=== Written task ===
Every record must appear in your copy exactly as written, with no pictures.

___ Data provided

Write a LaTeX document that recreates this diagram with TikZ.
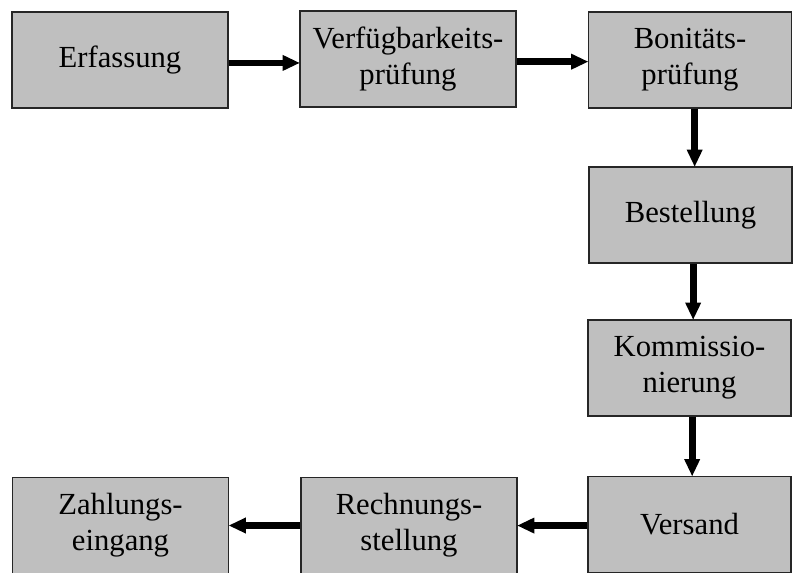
\documentclass[tikz,border=0pt]{standalone}
\usepackage{fontspec}
\setmainfont{Liberation Serif}
\usetikzlibrary{arrows.meta}

\tikzset{
  stage/.style={draw=black!85, line width=1pt, fill=black!25, rectangle,
    inner sep=0pt, align=center, text=black,
    font=\fontsize{23}{27}\selectfont},
  wide/.style={stage, minimum width=216*0.75pt, minimum height=96*0.75pt},
  narrow/.style={stage, minimum width=203*0.75pt, minimum height=96*0.75pt},
  flow/.style={line width=5pt, -{Triangle[length=13pt,width=11pt]}, shorten >=-0.5pt}
}

\begin{document}
\begin{tikzpicture}[x=0.75pt, y=-0.75pt]
  \useasboundingbox (0,0) rectangle (793,572);

  % top row
  \node[wide]   (erf)  at (120,60)   {Erfassung};
  \node[wide]   (verf) at (408,59)   {Verfügbarkeits-\\prüfung};
  \node[narrow] (bon)  at (690,60)   {Bonitäts-\\prüfung};
  % right column
  \node[narrow] (best) at (690.5,215) {Bestellung};
  \node[narrow] (komm) at (689.5,368) {Kommissio-\\nierung};
  \node[narrow] (vers) at (689.5,524.5) {Versand};
  % bottom row
  \node[wide]   (rech) at (409,525.5) {Rechnungs-\\stellung};
  \node[wide]   (zahl) at (120.5,525.5) {Zahlungs-\\eingang};

  % process flow
  \draw[flow] ([yshift=-2.2pt]erf.east) -- ([yshift=-2.2pt]erf.east -| verf.west);
  \draw[flow] ([yshift=-2pt]verf.east) -- ([yshift=-2pt]verf.east -| bon.west);
  \draw[flow] ([xshift=3.5pt]bon.south) -- ([xshift=3.5pt]bon.south |- best.north);
  \draw[flow] ([xshift=2pt]best.south) -- ([xshift=2pt]best.south |- komm.north);
  \draw[flow] ([xshift=2pt]komm.south) -- ([xshift=2pt]komm.south |- vers.north);
  \draw[flow] ([yshift=-0.8pt]vers.west) -- ([yshift=-0.8pt]vers.west -| rech.east);
  \draw[flow] (rech.west) -- (rech.west -| zahl.east);
\end{tikzpicture}
\end{document}
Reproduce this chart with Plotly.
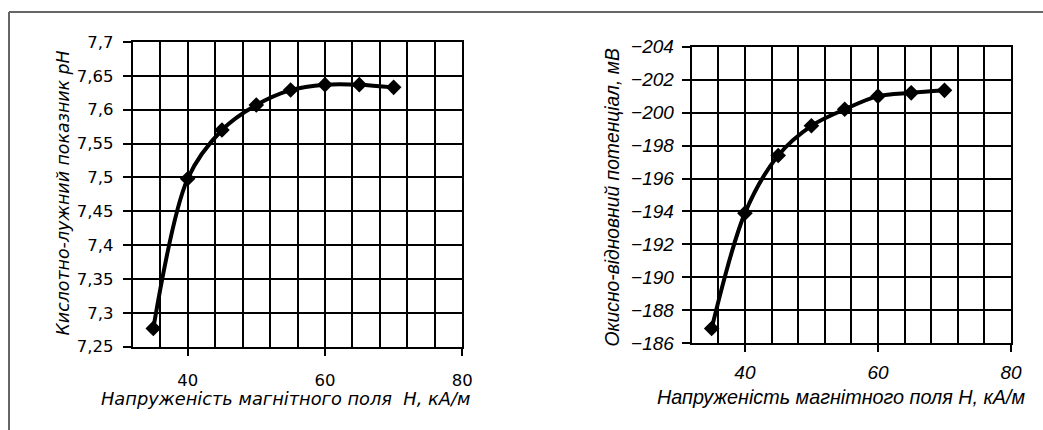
import plotly.graph_objects as go

H = [35, 40, 45, 50, 55, 60, 65, 70]
pH = [7.277, 7.498, 7.570, 7.607, 7.629, 7.637, 7.637, 7.633]
ORP = [-186.9, -193.9, -197.4, -199.2, -200.2, -201.0, -201.2, -201.35]

x_ticks = [40, 60, 80]
left_title_x = "Напруженість магнітного поля  Н, кА/м"
right_title_x = "Напруженість магнітного поля Н, кА/м"
left_title_y = "Кислотно-лужний показник рН"
right_title_y = "Окисно-відновний потенціал, мВ"

W, Hh = 1043, 430
fig = go.Figure()

line_style = dict(color="black", width=4, shape="spline", smoothing=0.9)
marker_style = dict(symbol="diamond", size=12, color="black")

fig.add_trace(go.Scatter(x=H, y=pH, mode="lines+markers", line=line_style,
                         marker=marker_style, xaxis="x", yaxis="y", showlegend=False))
fig.add_trace(go.Scatter(x=H, y=ORP, mode="lines+markers", line=line_style,
                         marker=marker_style, xaxis="x2", yaxis="y2", showlegend=False))

def px_x(p):
    return p / W

def px_y(p):
    return 1 - p / Hh

left_font = dict(family="DejaVu Sans", size=16.5, color="black")
right_font = dict(family="Liberation Sans", size=19, color="black", style="italic")

def xaxis(domain, anchor, font, standoff):
    return dict(domain=domain, anchor=anchor, range=[32, 80], tickvals=x_ticks,
                showgrid=True, gridcolor="black", gridwidth=1.6,
                minor=dict(tick0=32, dtick=4, showgrid=True, gridcolor="black",
                           gridwidth=1.6, ticks=""),
                ticks="outside", ticklen=7, tickwidth=1.6, tickcolor="black",
                showline=True, linecolor="black", linewidth=2, mirror=True,
                zeroline=False, tickfont=font, ticklabelstandoff=standoff,
                automargin=False, fixedrange=True)

def yaxis(domain, anchor, rng, dtick, font, standoff):
    return dict(domain=domain, anchor=anchor, range=rng, dtick=dtick,
                showgrid=True, gridcolor="black", gridwidth=1.6,
                ticks="outside", ticklen=8, tickwidth=1.6, tickcolor="black",
                showline=True, linecolor="black", linewidth=2, mirror=True,
                zeroline=False, tickfont=font, ticklabelstandoff=standoff,
                automargin=False, fixedrange=True)

fig.update_layout(
    width=W, height=Hh,
    margin=dict(l=0, r=0, t=0, b=0),
    paper_bgcolor="white", plot_bgcolor="white",
    separators=", ",
    xaxis=xaxis([px_x(132.7), px_x(462.3)], "y", left_font, 10),
    yaxis=yaxis([px_y(346.7), px_y(42)], "x", [7.25, 7.7], 0.05, left_font, 6),
    xaxis2=xaxis([px_x(691.7), px_x(1011)], "y2", right_font, 4),
    yaxis2=yaxis([px_y(343.3), px_y(46.7)], "x2", [-186, -204], 2, right_font, 4),
)

ann = [
    dict(text=left_title_x, x=px_x(285.5), y=px_y(398), font=dict(family="DejaVu Sans", size=17.8, color="black", style="italic"), textangle=0),
    dict(text=right_title_x, x=px_x(841), y=px_y(397), font=dict(family="Liberation Sans", size=19.8, color="black", style="italic"), textangle=0),
    dict(text=left_title_y, x=px_x(63), y=px_y(193.5), font=dict(family="DejaVu Sans", size=17.4, color="black", style="italic"), textangle=-90),
    dict(text=right_title_y, x=px_x(612), y=px_y(197.5), font=dict(family="Liberation Sans", size=19.3, color="black", style="italic"), textangle=-90),
]
for a in ann:
    fig.add_annotation(xref="paper", yref="paper", showarrow=False,
                       xanchor="center", yanchor="middle", **a)

border = dict(color="#666666", width=2)
fig.add_shape(type="line", xref="paper", yref="paper", x0=px_x(9), x1=px_x(9),
              y0=0, y1=px_y(12), line=border)
fig.add_shape(type="line", xref="paper", yref="paper", x0=px_x(9), x1=1,
              y0=px_y(12), y1=px_y(12), line=border)

fig.write_html("out.html")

______

=== Completed task ===
Write a LaTeX document that recreates this diagram with TikZ.
\documentclass[tikz,border=0pt]{standalone}
\usepackage{fontspec}
\setmainfont{Liberation Serif}
\usetikzlibrary{arrows.meta}

\tikzset{
  stage/.style={draw=black!85, line width=1pt, fill=black!25, rectangle,
    inner sep=0pt, align=center, text=black,
    font=\fontsize{23}{27}\selectfont},
  wide/.style={stage, minimum width=216*0.75pt, minimum height=96*0.75pt},
  narrow/.style={stage, minimum width=203*0.75pt, minimum height=96*0.75pt},
  flow/.style={line width=5pt, -{Triangle[length=13pt,width=11pt]}, shorten >=-0.5pt}
}

\begin{document}
\begin{tikzpicture}[x=0.75pt, y=-0.75pt]
  \useasboundingbox (0,0) rectangle (793,572);

  % top row
  \node[wide]   (erf)  at (120,60)   {Erfassung};
  \node[wide]   (verf) at (408,59)   {Verfügbarkeits-\\prüfung};
  \node[narrow] (bon)  at (690,60)   {Bonitäts-\\prüfung};
  % right column
  \node[narrow] (best) at (690.5,215) {Bestellung};
  \node[narrow] (komm) at (689.5,368) {Kommissio-\\nierung};
  \node[narrow] (vers) at (689.5,524.5) {Versand};
  % bottom row
  \node[wide]   (rech) at (409,525.5) {Rechnungs-\\stellung};
  \node[wide]   (zahl) at (120.5,525.5) {Zahlungs-\\eingang};

  % process flow
  \draw[flow] ([yshift=-2.2pt]erf.east) -- ([yshift=-2.2pt]erf.east -| verf.west);
  \draw[flow] ([yshift=-2pt]verf.east) -- ([yshift=-2pt]verf.east -| bon.west);
  \draw[flow] ([xshift=3.5pt]bon.south) -- ([xshift=3.5pt]bon.south |- best.north);
  \draw[flow] ([xshift=2pt]best.south) -- ([xshift=2pt]best.south |- komm.north);
  \draw[flow] ([xshift=2pt]komm.south) -- ([xshift=2pt]komm.south |- vers.north);
  \draw[flow] ([yshift=-0.8pt]vers.west) -- ([yshift=-0.8pt]vers.west -| rech.east);
  \draw[flow] (rech.west) -- (rech.west -| zahl.east);
\end{tikzpicture}
\end{document}
Reproduce this chart with Plotly.
import plotly.graph_objects as go

H = [35, 40, 45, 50, 55, 60, 65, 70]
pH = [7.277, 7.498, 7.570, 7.607, 7.629, 7.637, 7.637, 7.633]
ORP = [-186.9, -193.9, -197.4, -199.2, -200.2, -201.0, -201.2, -201.35]

x_ticks = [40, 60, 80]
left_title_x = "Напруженість магнітного поля  Н, кА/м"
right_title_x = "Напруженість магнітного поля Н, кА/м"
left_title_y = "Кислотно-лужний показник рН"
right_title_y = "Окисно-відновний потенціал, мВ"

W, Hh = 1043, 430
fig = go.Figure()

line_style = dict(color="black", width=4, shape="spline", smoothing=0.9)
marker_style = dict(symbol="diamond", size=12, color="black")

fig.add_trace(go.Scatter(x=H, y=pH, mode="lines+markers", line=line_style,
                         marker=marker_style, xaxis="x", yaxis="y", showlegend=False))
fig.add_trace(go.Scatter(x=H, y=ORP, mode="lines+markers", line=line_style,
                         marker=marker_style, xaxis="x2", yaxis="y2", showlegend=False))

def px_x(p):
    return p / W

def px_y(p):
    return 1 - p / Hh

left_font = dict(family="DejaVu Sans", size=16.5, color="black")
right_font = dict(family="Liberation Sans", size=19, color="black", style="italic")

def xaxis(domain, anchor, font, standoff):
    return dict(domain=domain, anchor=anchor, range=[32, 80], tickvals=x_ticks,
                showgrid=True, gridcolor="black", gridwidth=1.6,
                minor=dict(tick0=32, dtick=4, showgrid=True, gridcolor="black",
                           gridwidth=1.6, ticks=""),
                ticks="outside", ticklen=7, tickwidth=1.6, tickcolor="black",
                showline=True, linecolor="black", linewidth=2, mirror=True,
                zeroline=False, tickfont=font, ticklabelstandoff=standoff,
                automargin=False, fixedrange=True)

def yaxis(domain, anchor, rng, dtick, font, standoff):
    return dict(domain=domain, anchor=anchor, range=rng, dtick=dtick,
                showgrid=True, gridcolor="black", gridwidth=1.6,
                ticks="outside", ticklen=8, tickwidth=1.6, tickcolor="black",
                showline=True, linecolor="black", linewidth=2, mirror=True,
                zeroline=False, tickfont=font, ticklabelstandoff=standoff,
                automargin=False, fixedrange=True)

fig.update_layout(
    width=W, height=Hh,
    margin=dict(l=0, r=0, t=0, b=0),
    paper_bgcolor="white", plot_bgcolor="white",
    separators=", ",
    xaxis=xaxis([px_x(132.7), px_x(462.3)], "y", left_font, 10),
    yaxis=yaxis([px_y(346.7), px_y(42)], "x", [7.25, 7.7], 0.05, left_font, 6),
    xaxis2=xaxis([px_x(691.7), px_x(1011)], "y2", right_font, 4),
    yaxis2=yaxis([px_y(343.3), px_y(46.7)], "x2", [-186, -204], 2, right_font, 4),
)

ann = [
    dict(text=left_title_x, x=px_x(285.5), y=px_y(398), font=dict(family="DejaVu Sans", size=17.8, color="black", style="italic"), textangle=0),
    dict(text=right_title_x, x=px_x(841), y=px_y(397), font=dict(family="Liberation Sans", size=19.8, color="black", style="italic"), textangle=0),
    dict(text=left_title_y, x=px_x(63), y=px_y(193.5), font=dict(family="DejaVu Sans", size=17.4, color="black", style="italic"), textangle=-90),
    dict(text=right_title_y, x=px_x(612), y=px_y(197.5), font=dict(family="Liberation Sans", size=19.3, color="black", style="italic"), textangle=-90),
]
for a in ann:
    fig.add_annotation(xref="paper", yref="paper", showarrow=False,
                       xanchor="center", yanchor="middle", **a)

border = dict(color="#666666", width=2)
fig.add_shape(type="line", xref="paper", yref="paper", x0=px_x(9), x1=px_x(9),
              y0=0, y1=px_y(12), line=border)
fig.add_shape(type="line", xref="paper", yref="paper", x0=px_x(9), x1=1,
              y0=px_y(12), y1=px_y(12), line=border)

fig.write_html("out.html")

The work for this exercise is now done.